Le doute sur l’avenir d’outre-tombe, sur une compensation future des douleurs présentes, sur un règlement final de comptes à rendre, sur la sollicitude enfin, et l’existence même d’un Créateur, ce doute, pour ceux qui ont le privilège peu enviable de le concevoir et de s’y arrêter, devient à la longue très importun. Plus d’une âme qui en souffre accueillerait peut-être pour une heure, comme une diversion bienfaisante, quelque idéale satisfaction offerte à son besoin de justice et de félicité. Ce poème ne promet pas davantage au lecteur. On serait déçu si l’on y cherchait une solution rigoureuse des grands problèmes qui s’y posent : l’auteur y caresse seulement un rêve, un souhait que son imagination ne pouvait exaucer avec le plein consentement de sa raison. Il lui fallait fermer les yeux sur beaucoup d’invraisemblances inhérentes au sujet, et sur de cruelles incertitudes. Il lui fallait, en dépit de la scandaleuse et horrible mêlée des forces, admettre une divinité paternelle, et concilier le bonheur avec la peine pour n’en point bannir la dignité. Certes, si ce rêve confinait à la réalité, les cœurs droits et hauts n’auraient pas à s’en plaindre, mais c’est au hasard surtout qu’ils en pourraient faire honneur. La vérité est la récompense d’une étude opiniâtre et exclusive ; la poésie, naturellement contemplative ou passionnée, ne saurait sans outrecuidance viser à supplanter la philosophie et la science. Quand parfois elle se permet d’y puiser son inspiration, sa seule excuse est d’avoir cru voir tout au fond luire les vérités dont la révélation importe le plus au genre humain. Malheureusement, ce qui importe le plus n’est pas toujours ce qui séduit davantage, et ses jaloux amis attendent d’elle tout autre chose ; le moindre grain de mil au soleil ferait bien mieux leur affaire. L’auteur ne se le dissimule pas. Il sait du reste que si la curiosité, à titre de passion, relève de la poésie, la recherche ne peut avancer sûrement sans ramper, ni aucune notion s’éclaircir sans se décolorer ; mais les grandes découvertes lui semblent si émouvantes qu’il ne se résout pas à les exclure du domaine poétique pour peu que les formules en puissent être transposées dans la langue littéraire ; il y a là une difficulté d’art qui l’attire. Une grande part, peut-être excessive, de cet ouvrage en fait foi. Qu’on lui pardonne d’avoir reculé devant une amputation douloureuse et discutée, et qu’on lui permette de défendre la légitimité seulement de sa tentative.

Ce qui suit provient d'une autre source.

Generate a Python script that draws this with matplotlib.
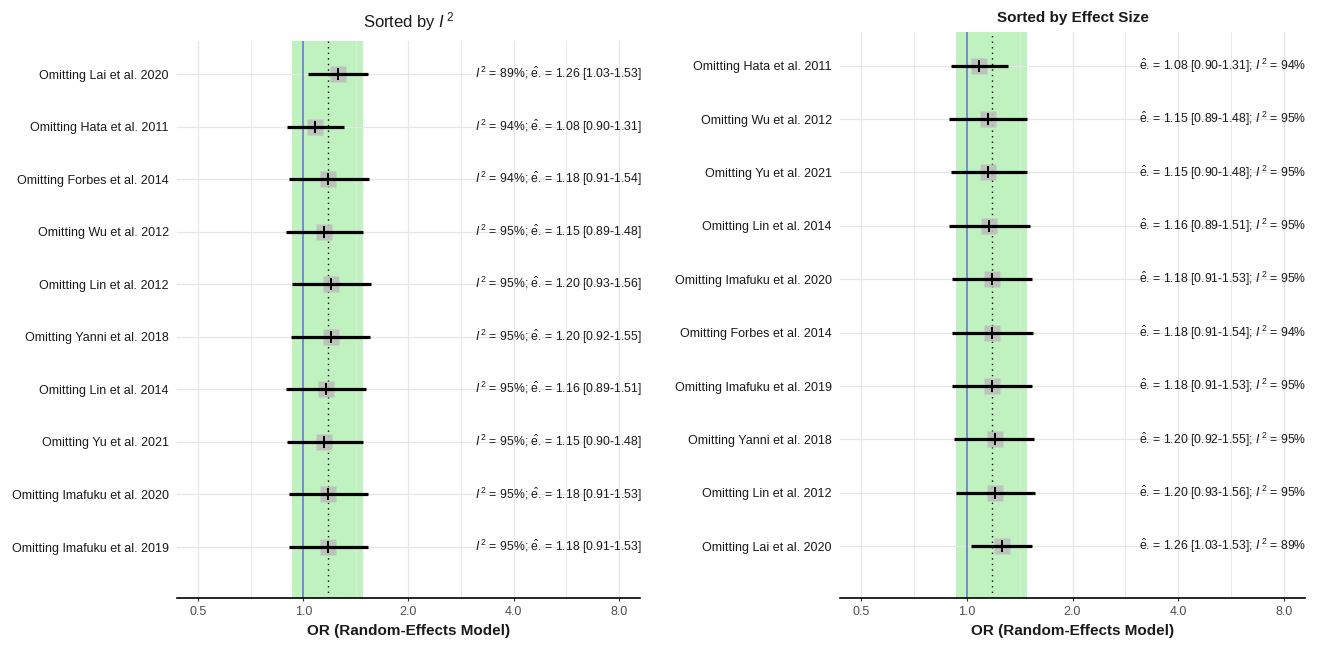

Dans le conte, la fable, la comédie, le poète rencontre une difficulté analogue, car il doit souvent plier le vers à l’expression de choses d’ordre tout positif. Sa tâche est même plus ardue encore, puisqu’il n’est pas soutenu par la majesté du sujet. Personne cependant ne lui conteste son droit. C’est que l’artiste se manifeste en lui avec d’autant plus d’autorité qu’il fait un plus habile usage de ses ressources ; on lui sait gré d’avoir consacré une maxime ou décoré un simple fait de la vie ordinaire par la forme la plus mnémonique ou la plus élégante. Une seule condition, en effet, s’impose essentiellement au vers, c’est de ne jamais être plat. Le vers est tenu de différer de la prose par une cadence qui n’est pas toute dans l’hémistiche et le nombre des pieds ; un vers plat n’est pas vraiment un vers, parce que l’harmonie la plus expressive, cette harmonie ailée qui ne se définit ni ne s’enseigne, en est absente. Le devoir du poète est de communiquer à son vers une beauté de forme appropriée à sa conception, mais, s’il y parvient, ce n’est plus au nom de l’art qu’on peut lui contester cette conception ; il suffit qu’elle ne déshonore pas la Muse. S’il n’intéresse que lui-même, à coup sûr il se trompe ; mais s’il n’intéresse pas tout le monde, le tort n’est pas nécessairement de son côté.

Hâtons-nous d’ajouter que les vers philosophiques sont fort loin de prédominer dans ce poème ; l’auteur y a rencontré, non cherché, l’occasion de les y introduire. Encore une fois, il ne s’est proposé que de caresser les plus nobles aspirations par une rêverie bienfaisante qui pût faire un moment oublier le mutisme et l’immoralité de la Nature.